> _Problem to work on_: It is required that the lines from the top of the listing through the line with "Arial, Helvetica, sans-serif';" be reproduced exactly, excluding pictures.

> _Supplied material_:
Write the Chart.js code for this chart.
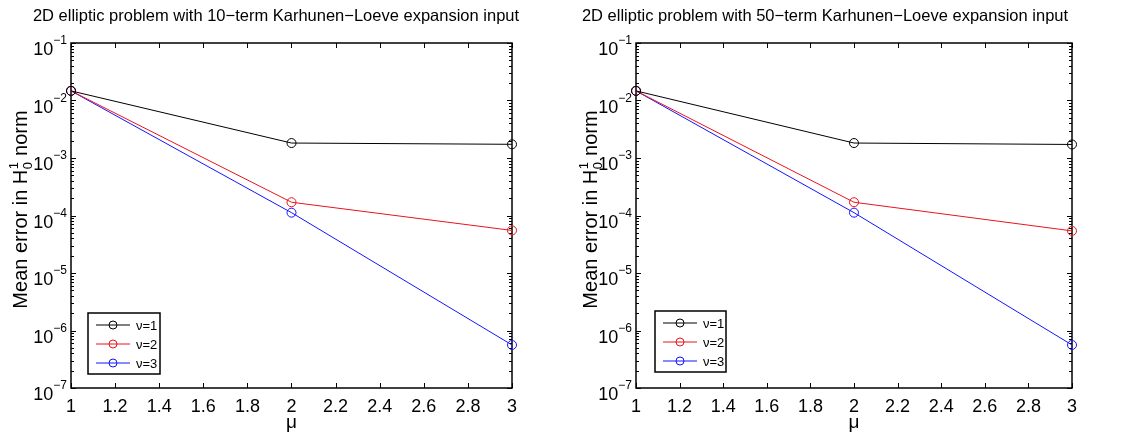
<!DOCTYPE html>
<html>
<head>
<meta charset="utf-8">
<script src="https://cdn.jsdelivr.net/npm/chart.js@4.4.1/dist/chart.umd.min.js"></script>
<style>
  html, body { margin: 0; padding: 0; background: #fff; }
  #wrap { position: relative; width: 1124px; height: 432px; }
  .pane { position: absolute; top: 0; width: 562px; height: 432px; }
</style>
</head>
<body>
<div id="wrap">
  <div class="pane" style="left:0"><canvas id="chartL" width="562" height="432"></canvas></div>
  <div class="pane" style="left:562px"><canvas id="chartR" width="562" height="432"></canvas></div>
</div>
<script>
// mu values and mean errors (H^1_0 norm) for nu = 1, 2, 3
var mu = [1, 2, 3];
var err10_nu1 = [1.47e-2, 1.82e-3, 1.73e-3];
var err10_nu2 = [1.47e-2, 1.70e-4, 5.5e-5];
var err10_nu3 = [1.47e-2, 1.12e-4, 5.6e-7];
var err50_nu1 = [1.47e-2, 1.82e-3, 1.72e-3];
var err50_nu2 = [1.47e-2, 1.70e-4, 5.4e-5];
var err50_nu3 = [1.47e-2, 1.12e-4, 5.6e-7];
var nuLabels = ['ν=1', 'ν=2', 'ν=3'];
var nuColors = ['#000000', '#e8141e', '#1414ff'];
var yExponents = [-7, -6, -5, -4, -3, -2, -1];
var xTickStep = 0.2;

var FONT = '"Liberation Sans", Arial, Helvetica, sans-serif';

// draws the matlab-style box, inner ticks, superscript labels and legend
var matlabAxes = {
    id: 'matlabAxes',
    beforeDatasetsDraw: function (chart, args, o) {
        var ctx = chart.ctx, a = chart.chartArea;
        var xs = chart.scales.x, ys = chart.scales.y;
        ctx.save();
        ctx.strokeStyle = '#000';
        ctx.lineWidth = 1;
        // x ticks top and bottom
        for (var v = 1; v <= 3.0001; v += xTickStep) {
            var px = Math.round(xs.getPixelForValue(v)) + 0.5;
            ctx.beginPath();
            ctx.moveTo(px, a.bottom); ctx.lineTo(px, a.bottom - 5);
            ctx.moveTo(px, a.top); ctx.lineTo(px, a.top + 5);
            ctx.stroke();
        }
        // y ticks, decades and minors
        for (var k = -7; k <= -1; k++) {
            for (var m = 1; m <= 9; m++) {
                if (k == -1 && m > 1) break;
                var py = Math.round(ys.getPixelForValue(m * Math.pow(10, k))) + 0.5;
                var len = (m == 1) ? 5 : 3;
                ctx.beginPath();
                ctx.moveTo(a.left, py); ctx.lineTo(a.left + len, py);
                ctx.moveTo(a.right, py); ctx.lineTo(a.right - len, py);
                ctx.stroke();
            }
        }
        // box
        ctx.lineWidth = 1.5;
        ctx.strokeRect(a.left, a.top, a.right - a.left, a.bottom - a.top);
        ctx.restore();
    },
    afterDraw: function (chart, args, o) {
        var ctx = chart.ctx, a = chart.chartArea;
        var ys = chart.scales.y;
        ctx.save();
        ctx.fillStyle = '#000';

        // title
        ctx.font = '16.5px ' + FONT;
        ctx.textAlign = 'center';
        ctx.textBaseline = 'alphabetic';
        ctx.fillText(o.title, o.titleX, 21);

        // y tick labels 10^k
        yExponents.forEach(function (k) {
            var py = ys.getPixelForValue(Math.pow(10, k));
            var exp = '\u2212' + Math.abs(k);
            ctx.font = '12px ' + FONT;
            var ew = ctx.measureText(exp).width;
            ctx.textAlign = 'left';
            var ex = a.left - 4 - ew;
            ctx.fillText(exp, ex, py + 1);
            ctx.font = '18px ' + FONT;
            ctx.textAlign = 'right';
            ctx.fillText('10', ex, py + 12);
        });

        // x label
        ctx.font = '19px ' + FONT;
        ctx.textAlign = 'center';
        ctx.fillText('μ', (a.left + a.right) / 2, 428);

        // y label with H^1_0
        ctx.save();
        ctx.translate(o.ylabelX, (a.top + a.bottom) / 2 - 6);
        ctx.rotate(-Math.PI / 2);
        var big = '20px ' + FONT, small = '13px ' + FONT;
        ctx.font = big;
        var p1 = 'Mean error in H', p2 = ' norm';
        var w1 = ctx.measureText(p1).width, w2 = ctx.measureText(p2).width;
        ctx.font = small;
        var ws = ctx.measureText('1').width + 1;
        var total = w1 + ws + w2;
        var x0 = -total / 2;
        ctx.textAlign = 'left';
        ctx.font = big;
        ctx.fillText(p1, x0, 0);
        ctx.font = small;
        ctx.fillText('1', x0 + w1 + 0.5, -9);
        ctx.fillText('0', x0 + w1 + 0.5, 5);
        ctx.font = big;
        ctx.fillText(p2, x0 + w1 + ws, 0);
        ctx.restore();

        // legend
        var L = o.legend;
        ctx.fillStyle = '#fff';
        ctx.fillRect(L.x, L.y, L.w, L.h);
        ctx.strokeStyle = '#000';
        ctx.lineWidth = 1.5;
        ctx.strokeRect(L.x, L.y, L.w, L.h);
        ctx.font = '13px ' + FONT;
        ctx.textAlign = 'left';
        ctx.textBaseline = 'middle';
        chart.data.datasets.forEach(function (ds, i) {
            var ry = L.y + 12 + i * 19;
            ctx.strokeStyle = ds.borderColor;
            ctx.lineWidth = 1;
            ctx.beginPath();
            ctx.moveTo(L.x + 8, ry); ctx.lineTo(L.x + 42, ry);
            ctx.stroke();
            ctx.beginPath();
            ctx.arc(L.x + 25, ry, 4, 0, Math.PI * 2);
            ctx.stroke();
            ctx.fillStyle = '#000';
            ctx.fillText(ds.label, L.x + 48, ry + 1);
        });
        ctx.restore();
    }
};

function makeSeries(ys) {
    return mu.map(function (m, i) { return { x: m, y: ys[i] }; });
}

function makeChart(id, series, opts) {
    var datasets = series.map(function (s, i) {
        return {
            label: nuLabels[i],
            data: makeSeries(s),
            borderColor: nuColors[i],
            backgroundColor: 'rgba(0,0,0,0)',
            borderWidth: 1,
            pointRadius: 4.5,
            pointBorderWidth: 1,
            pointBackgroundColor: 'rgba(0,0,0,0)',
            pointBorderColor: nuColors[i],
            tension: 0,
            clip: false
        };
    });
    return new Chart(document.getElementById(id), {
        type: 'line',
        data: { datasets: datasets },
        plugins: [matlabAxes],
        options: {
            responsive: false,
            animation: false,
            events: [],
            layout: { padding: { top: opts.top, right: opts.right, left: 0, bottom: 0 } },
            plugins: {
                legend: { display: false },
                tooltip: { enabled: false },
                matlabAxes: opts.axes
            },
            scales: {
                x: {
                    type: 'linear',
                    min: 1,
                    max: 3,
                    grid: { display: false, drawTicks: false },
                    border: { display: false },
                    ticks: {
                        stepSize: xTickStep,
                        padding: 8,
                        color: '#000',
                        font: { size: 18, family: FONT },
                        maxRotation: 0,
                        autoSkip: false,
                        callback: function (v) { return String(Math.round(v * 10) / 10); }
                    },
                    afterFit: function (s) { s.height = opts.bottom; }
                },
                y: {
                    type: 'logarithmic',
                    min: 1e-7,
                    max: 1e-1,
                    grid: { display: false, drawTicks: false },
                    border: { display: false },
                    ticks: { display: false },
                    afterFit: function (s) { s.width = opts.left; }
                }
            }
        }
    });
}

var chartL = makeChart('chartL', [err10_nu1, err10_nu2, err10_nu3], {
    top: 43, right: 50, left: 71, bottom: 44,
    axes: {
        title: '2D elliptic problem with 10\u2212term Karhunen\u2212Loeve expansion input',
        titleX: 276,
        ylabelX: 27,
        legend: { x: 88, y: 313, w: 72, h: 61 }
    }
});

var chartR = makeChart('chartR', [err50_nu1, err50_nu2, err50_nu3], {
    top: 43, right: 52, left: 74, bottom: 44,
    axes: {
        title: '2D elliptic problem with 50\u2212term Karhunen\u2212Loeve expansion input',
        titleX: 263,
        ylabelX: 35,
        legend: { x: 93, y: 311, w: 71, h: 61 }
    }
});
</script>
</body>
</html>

> _Correct answer_:
Write the Chart.js code for this chart.
<!DOCTYPE html>
<html>
<head>
<meta charset="utf-8">
<script src="https://cdn.jsdelivr.net/npm/chart.js@4.4.1/dist/chart.umd.min.js"></script>
<style>
  html, body { margin: 0; padding: 0; background: #fff; }
  #wrap { position: relative; width: 1124px; height: 432px; }
  .pane { position: absolute; top: 0; width: 562px; height: 432px; }
</style>
</head>
<body>
<div id="wrap">
  <div class="pane" style="left:0"><canvas id="chartL" width="562" height="432"></canvas></div>
  <div class="pane" style="left:562px"><canvas id="chartR" width="562" height="432"></canvas></div>
</div>
<script>
// mu values and mean errors (H^1_0 norm) for nu = 1, 2, 3
var mu = [1, 2, 3];
var err10_nu1 = [1.47e-2, 1.82e-3, 1.73e-3];
var err10_nu2 = [1.47e-2, 1.70e-4, 5.5e-5];
var err10_nu3 = [1.47e-2, 1.12e-4, 5.6e-7];
var err50_nu1 = [1.47e-2, 1.82e-3, 1.72e-3];
var err50_nu2 = [1.47e-2, 1.70e-4, 5.4e-5];
var err50_nu3 = [1.47e-2, 1.12e-4, 5.6e-7];
var nuLabels = ['ν=1', 'ν=2', 'ν=3'];
var nuColors = ['#000000', '#e8141e', '#1414ff'];
var yExponents = [-7, -6, -5, -4, -3, -2, -1];
var xTickStep = 0.2;

var FONT = '"Liberation Sans", Arial, Helvetica, sans-serif';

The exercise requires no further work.